> [WRITTEN TASK]: Extract the lines of the material below, beginning with the first and ending with the line that holds "ax.add_patch(p)". Skip every picture.
::::
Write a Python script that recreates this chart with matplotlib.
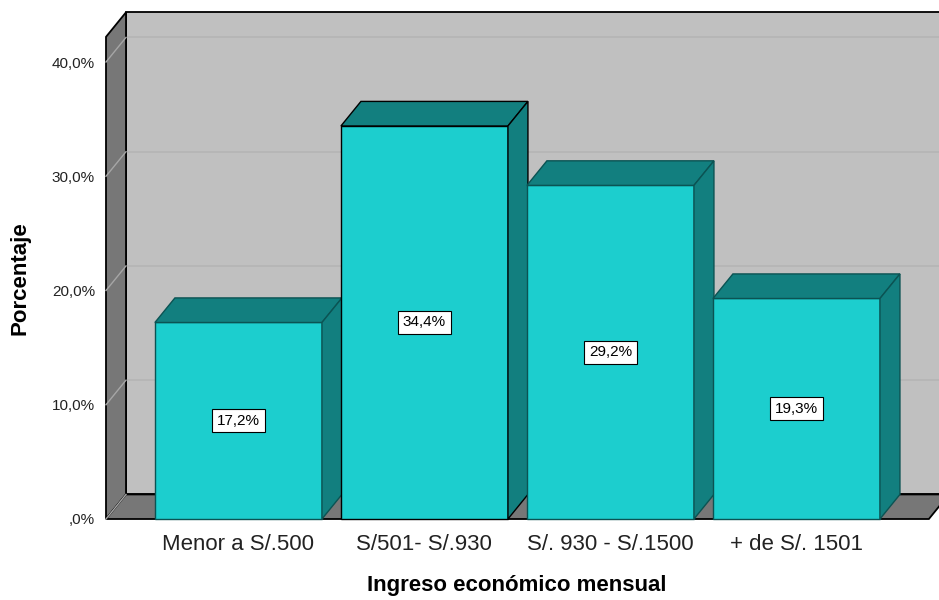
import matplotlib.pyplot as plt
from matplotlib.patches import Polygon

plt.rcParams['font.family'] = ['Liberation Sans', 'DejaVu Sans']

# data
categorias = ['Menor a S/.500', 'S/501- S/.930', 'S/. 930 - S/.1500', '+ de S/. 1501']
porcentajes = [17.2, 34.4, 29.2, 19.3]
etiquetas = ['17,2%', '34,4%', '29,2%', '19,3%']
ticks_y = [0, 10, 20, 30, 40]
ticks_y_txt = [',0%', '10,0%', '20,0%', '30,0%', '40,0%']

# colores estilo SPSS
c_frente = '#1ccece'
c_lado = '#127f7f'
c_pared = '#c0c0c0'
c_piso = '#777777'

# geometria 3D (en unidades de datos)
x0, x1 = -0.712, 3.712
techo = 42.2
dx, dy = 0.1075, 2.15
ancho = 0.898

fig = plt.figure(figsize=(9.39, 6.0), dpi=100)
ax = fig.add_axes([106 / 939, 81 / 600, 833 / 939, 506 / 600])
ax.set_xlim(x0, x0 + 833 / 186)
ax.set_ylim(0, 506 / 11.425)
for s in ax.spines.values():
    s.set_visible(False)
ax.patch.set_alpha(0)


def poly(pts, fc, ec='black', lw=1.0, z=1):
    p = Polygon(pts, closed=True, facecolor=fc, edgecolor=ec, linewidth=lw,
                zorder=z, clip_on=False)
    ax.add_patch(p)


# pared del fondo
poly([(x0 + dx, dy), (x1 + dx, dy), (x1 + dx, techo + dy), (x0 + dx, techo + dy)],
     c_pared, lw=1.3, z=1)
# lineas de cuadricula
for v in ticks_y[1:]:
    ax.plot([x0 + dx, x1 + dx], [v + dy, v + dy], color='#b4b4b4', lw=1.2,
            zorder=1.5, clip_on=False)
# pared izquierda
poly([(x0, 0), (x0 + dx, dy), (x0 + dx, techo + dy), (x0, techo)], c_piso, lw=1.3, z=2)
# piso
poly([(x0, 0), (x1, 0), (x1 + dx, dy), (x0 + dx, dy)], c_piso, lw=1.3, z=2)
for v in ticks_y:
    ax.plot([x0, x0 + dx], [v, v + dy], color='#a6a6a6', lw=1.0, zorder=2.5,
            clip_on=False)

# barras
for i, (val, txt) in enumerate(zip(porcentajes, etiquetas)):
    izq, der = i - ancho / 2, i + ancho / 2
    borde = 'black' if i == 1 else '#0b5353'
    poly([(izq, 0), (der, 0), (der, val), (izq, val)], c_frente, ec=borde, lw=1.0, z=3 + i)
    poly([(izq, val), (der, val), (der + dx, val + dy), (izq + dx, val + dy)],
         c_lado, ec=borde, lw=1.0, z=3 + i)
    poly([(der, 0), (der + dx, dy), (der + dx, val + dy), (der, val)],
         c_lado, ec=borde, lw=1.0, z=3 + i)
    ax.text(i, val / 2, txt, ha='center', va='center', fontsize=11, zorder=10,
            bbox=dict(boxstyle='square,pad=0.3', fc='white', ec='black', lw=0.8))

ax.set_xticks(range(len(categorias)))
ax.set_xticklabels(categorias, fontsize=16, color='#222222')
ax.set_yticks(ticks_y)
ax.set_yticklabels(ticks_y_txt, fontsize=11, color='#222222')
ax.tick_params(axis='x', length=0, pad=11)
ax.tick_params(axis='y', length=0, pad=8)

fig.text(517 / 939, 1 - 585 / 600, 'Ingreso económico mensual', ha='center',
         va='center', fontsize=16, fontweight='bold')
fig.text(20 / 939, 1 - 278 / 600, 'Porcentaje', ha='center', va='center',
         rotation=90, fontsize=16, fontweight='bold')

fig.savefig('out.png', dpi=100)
::::
> [ANSWER IN FULL]:
Write a Python script that recreates this chart with matplotlib.
import matplotlib.pyplot as plt
from matplotlib.patches import Polygon

plt.rcParams['font.family'] = ['Liberation Sans', 'DejaVu Sans']

# data
categorias = ['Menor a S/.500', 'S/501- S/.930', 'S/. 930 - S/.1500', '+ de S/. 1501']
porcentajes = [17.2, 34.4, 29.2, 19.3]
etiquetas = ['17,2%', '34,4%', '29,2%', '19,3%']
ticks_y = [0, 10, 20, 30, 40]
ticks_y_txt = [',0%', '10,0%', '20,0%', '30,0%', '40,0%']

# colores estilo SPSS
c_frente = '#1ccece'
c_lado = '#127f7f'
c_pared = '#c0c0c0'
c_piso = '#777777'

# geometria 3D (en unidades de datos)
x0, x1 = -0.712, 3.712
techo = 42.2
dx, dy = 0.1075, 2.15
ancho = 0.898

fig = plt.figure(figsize=(9.39, 6.0), dpi=100)
ax = fig.add_axes([106 / 939, 81 / 600, 833 / 939, 506 / 600])
ax.set_xlim(x0, x0 + 833 / 186)
ax.set_ylim(0, 506 / 11.425)
for s in ax.spines.values():
    s.set_visible(False)
ax.patch.set_alpha(0)


def poly(pts, fc, ec='black', lw=1.0, z=1):
    p = Polygon(pts, closed=True, facecolor=fc, edgecolor=ec, linewidth=lw,
                zorder=z, clip_on=False)
    ax.add_patch(p)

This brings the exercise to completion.